1. The Eleventh Amendment does not bar a federal court’s jurisdiction over an in rem admiralty action where the res is not within the State’s possession. Pp. 8—15.

(a) The federal courts have a unique role in admiralty cases as conferred by Article III, §2, cl. 1, of the Constitution. That jurisdiction encompasses proceedings in rem. The jurisdiction of federal courts is also constrained, however, by the Eleventh Amendment. Early cases appear to have assumed the federal courts’ jurisdiction over admiralty in rem actions despite the Eleventh Amendment. Subsequent decisions altered the role of federal courts by explaining that admiralty and maritime jurisdiction is not wholly exempt from the Eleventh Amendment. Ex parte New York, 256 U.S. 490 (New York I). Thus, this Court held that the federal courts lacked jurisdiction over an in rem action against a tugboat operated by New York State, Ex parte New York, 256 U.S. 503 (New York II), and that Florida could not invoke the Eleventh Amendment to block the arrest of maritime artifacts in the State’s possession where that possession was unlawful, Florida Dept. of State v. Treasure Salvors, Inc., 458 U.S. 670 (plurality opinion).
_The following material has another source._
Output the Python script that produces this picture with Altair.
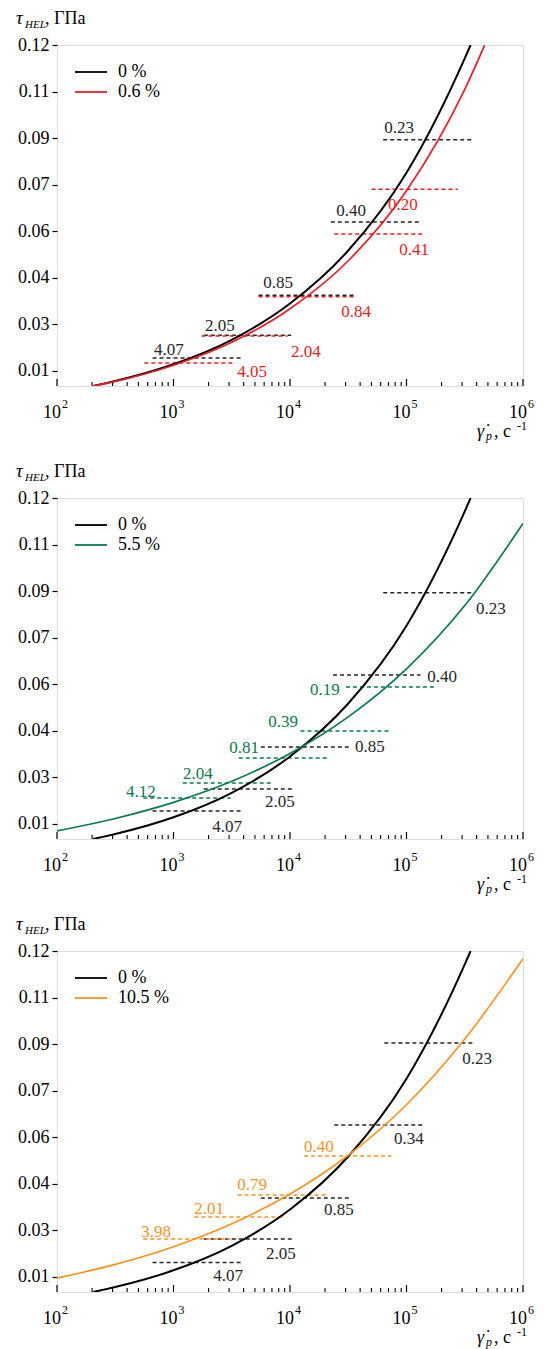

However, those opinions did not address situations comparable to this case, in which DSR asserts rights to a res not in the State’s possession. The action in New York I, although styled as an in rem action, was actually, as the Court explained in that decision, an in personam action against a state official; and the action in New York II was an in rem suit against a vessel that was property of the State, in its possession and employed for governmental use. Assertions in the opinions in Treasure Salvors, which might be read to suggest that a federal court may not undertake in rem adjudication of the State’s interest in property without the State’s consent, regardless of the status of the res, should not be divorced from the context of that case and reflexively applied to the very different circumstances presented by this case. Also, because Treasure Salvors addressed only the District Court’s authority to issue a warrant to arrest artifacts, any references to what the lower courts could have done if adjudicating the artifacts’ title do not control the outcome here. Nor does the fact that Treasure Salvors has been cited for the general proposition that federal courts cannot adjudicate a State’s claim of title to property prevent a more nuanced application of that decision in the context of the federal courts’ in rem admiralty jurisdiction. Pp. 8—14.

(b) In considering whether the Eleventh Amendment applies where the State asserts claim in an admiralty action to a res not in its possession, this Court’s decisions involving the Federal Government’s sovereign immunity in in rem admiralty actions provide guidance, for the Court has recognized a correlation between sovereign immunity principles applicable to States and the Federal Government. Based on the longstanding precedent that the federal courts’ in rem admiralty jurisdiction is barred only where the Federal Government actually possesses the disputed res, e.g., The Davis, 10 Wall. 15, the Eleventh Amendment does not bar federal jurisdiction over the Brother Jonathan, and the District Court may adjudicate DSR’s and the State’s claims to the shipwreck. Pp. 14—15.

2. Because the lower courts’ conclusion that the Brother Jonathan was not abandoned for ASA purposes was influenced by the assumption that the Eleventh Amendment was relevant to the courts’ inquiry, the case is remanded for reconsideration of the abandonment issue, with the clarification that the meaning of “abandoned” under the ASA conforms with its meaning under admiralty law. The District Court’s full consideration of the ASA’s application on remand might negate the need to address the issue whether the ASA pre-empts §6313, and, thus, this Court declines to undertake that analysis. Pp. 15—16.

102 F.3d 379, affirmed in part, vacated in part, and remanded.

O’Connor, J., delivered the opinion for a unanimous Court. Stevens, J., filed a concurring opinion. Kennedy, J., filed a concurring opinion, in which Ginsburg and Breyer, JJ., joined.